§ Stated goal
Print the listing from its top line through the line containing "import seaborn as sns", nothing more, and leave out the pictures.

____ Dataset section

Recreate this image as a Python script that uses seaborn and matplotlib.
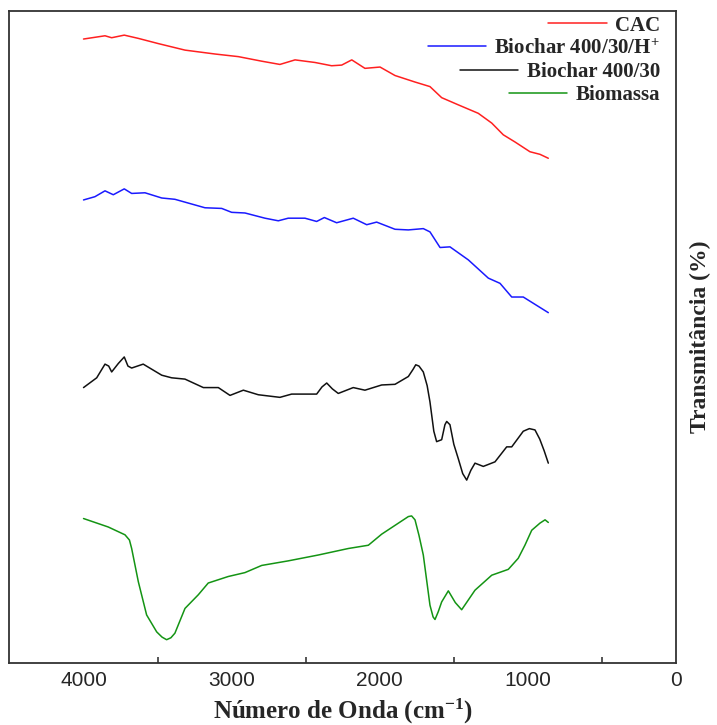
import pandas as pd
import numpy as np
import matplotlib
matplotlib.use("Agg")
import matplotlib.pyplot as plt
import seaborn as sns

wn_cac = [4000, 3855, 3810, 3725, 3630, 3495, 3315, 3112, 2955, 2797, 2674, 2572, 2437,
          2325, 2257, 2189, 2100, 1998, 1897, 1762, 1661, 1582, 1470, 1335, 1244, 1166,
          1087, 986, 918, 862]
t_cac = [95.7, 96.2, 95.9, 96.3, 95.8, 95.0, 94.0, 93.4, 93.0, 92.3, 91.8, 92.5, 92.1,
         91.6, 91.7, 92.5, 91.2, 91.4, 90.1, 89.1, 88.4, 86.7, 85.6, 84.3, 82.8, 81.0,
         79.9, 78.4, 78.0, 77.4]

wn_bio_h = [4000, 3923, 3855, 3799, 3725, 3675, 3585, 3472, 3383, 3180, 3067, 3000, 2910,
            2775, 2685, 2618, 2505, 2426, 2374, 2291, 2179, 2088, 2021, 1897, 1807, 1706,
            1661, 1593, 1526, 1402, 1267, 1188, 1109, 1031, 862]
t_bio_h = [71.0, 71.5, 72.4, 71.8, 72.7, 72.0, 72.1, 71.3, 71.1, 69.8, 69.7, 69.1, 69.0,
           68.2, 67.8, 68.2, 68.2, 67.7, 68.3, 67.5, 68.2, 67.2, 67.6, 66.5, 66.4, 66.6,
           66.1, 63.7, 63.8, 61.8, 59.0, 58.2, 56.1, 56.1, 53.7]

wn_bio = [4000, 3911, 3855, 3830, 3810, 3765, 3725, 3700, 3675, 3597, 3472, 3405, 3315,
          3191, 3090, 3011, 2921, 2820, 2674, 2595, 2426, 2390, 2358, 2320, 2280, 2179,
          2100, 1987, 1897, 1807, 1775, 1757, 1735, 1706, 1680, 1661, 1635, 1616, 1582,
          1560, 1548, 1526, 1500, 1470, 1440, 1413, 1385, 1357, 1301, 1222, 1143, 1109,
          1031, 990, 952, 920, 890, 862]
t_bio = [42.2, 43.7, 45.8, 45.5, 44.6, 45.9, 46.9, 45.5, 45.2, 45.8, 44.1, 43.7, 43.5,
         42.2, 42.2, 41.0, 41.8, 41.1, 40.7, 41.2, 41.2, 42.3, 42.9, 42.0, 41.3, 42.2,
         41.8, 42.6, 42.7, 43.9, 45.0, 45.7, 45.5, 44.6, 42.5, 40.0, 35.5, 33.9, 34.2,
         36.5, 37.0, 36.5, 33.5, 31.3, 29.0, 28.0, 29.5, 30.6, 30.1, 30.8, 33.1, 33.1,
         35.5, 35.9, 35.7, 34.3, 32.5, 30.6]

wn_biom = [4000, 3833, 3720, 3690, 3675, 3630, 3574, 3506, 3470, 3439, 3410, 3383, 3315,
           3225, 3158, 3023, 2910, 2797, 2618, 2415, 2212, 2077, 1987, 1807, 1785, 1762,
           1735, 1706, 1661, 1640, 1627, 1605, 1582, 1537, 1490, 1447, 1357, 1244, 1132,
           1065, 1020, 974, 918, 884, 862]
t_biom = [22.1, 20.8, 19.6, 18.8, 17.5, 12.4, 7.3, 4.7, 3.9, 3.5, 3.8, 4.5, 8.3,
          10.4, 12.2, 13.2, 13.8, 14.9, 15.6, 16.5, 17.5, 18.0, 19.7, 22.4, 22.5, 21.9,
          19.5, 16.5, 8.8, 7.0, 6.6, 7.8, 9.3, 11.0, 9.2, 8.1, 11.1, 13.4, 14.3,
          16.0, 18.0, 20.3, 21.4, 21.9, 21.5]

amostras = ["CAC", "Biochar 400/30/H$^{+}$", "Biochar 400/30", "Biomassa"]
cores = ["#ff2020", "#1a1aff", "#111111", "#149414"]

df = pd.concat([
    pd.DataFrame({"wn": wn_cac, "T": t_cac, "amostra": amostras[0]}),
    pd.DataFrame({"wn": wn_bio_h, "T": t_bio_h, "amostra": amostras[1]}),
    pd.DataFrame({"wn": wn_bio, "T": t_bio, "amostra": amostras[2]}),
    pd.DataFrame({"wn": wn_biom, "T": t_biom, "amostra": amostras[3]}),
], ignore_index=True)

sns.set_style("white")
plt.rcParams["font.family"] = ["Liberation Serif", "DejaVu Serif"]
plt.rcParams["mathtext.fontset"] = "custom"
plt.rcParams["mathtext.rm"] = "Liberation Serif:bold"
plt.rcParams["mathtext.it"] = "Liberation Serif:bold"
plt.rcParams["mathtext.bf"] = "Liberation Serif:bold"

fig = plt.figure(figsize=(7.17, 7.25), dpi=100)
ax = fig.add_axes([0.0132, 0.0862, 0.9296, 0.8986])

sns.lineplot(data=df, x="wn", y="T", hue="amostra", hue_order=amostras,
             palette=dict(zip(amostras, cores)), estimator=None, sort=False,
             linewidth=1.1, ax=ax)

ax.set_xlim(4500, 0)
ax.set_ylim(0, 100)
ax.set_xticks([4000, 3000, 2000, 1000, 0])
ax.set_xticks([3500, 2500, 1500, 500], minor=True)
ax.set_yticks([])
ax.tick_params(axis="x", which="major", direction="in", length=7, width=1.1,
               pad=6, labelsize=15, top=False)
ax.tick_params(axis="x", which="minor", direction="in", length=4, width=1.1,
               bottom=True)
for lbl in ax.get_xticklabels():
    lbl.set_family("Liberation Sans")
for sp in ax.spines.values():
    sp.set_color("#333333")
    sp.set_linewidth(1.3)

ax.set_xlabel("Número de Onda (cm$^{-1}$)", fontsize=18, fontweight="bold", labelpad=5)
ax.yaxis.set_label_position("right")
ax.set_ylabel("Transmitância (%)", fontsize=17, fontweight="bold", labelpad=10)

handles, labels = ax.get_legend_handles_labels()
leg = ax.legend(handles, labels, loc="upper right", bbox_to_anchor=(0.976, 0.993),
                frameon=False, borderpad=0, borderaxespad=0, handlelength=2.8,
                handletextpad=0.4, labelspacing=0.15,
                prop={"family": "Liberation Serif", "weight": "bold", "size": 15})
for col in leg._legend_handle_box.get_children():
    col.align = "right"

fig.savefig("out.png", dpi=100)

________

§ Output for this task
Recreate this image as a Python script that uses seaborn and matplotlib.
import pandas as pd
import numpy as np
import matplotlib
matplotlib.use("Agg")
import matplotlib.pyplot as plt
import seaborn as sns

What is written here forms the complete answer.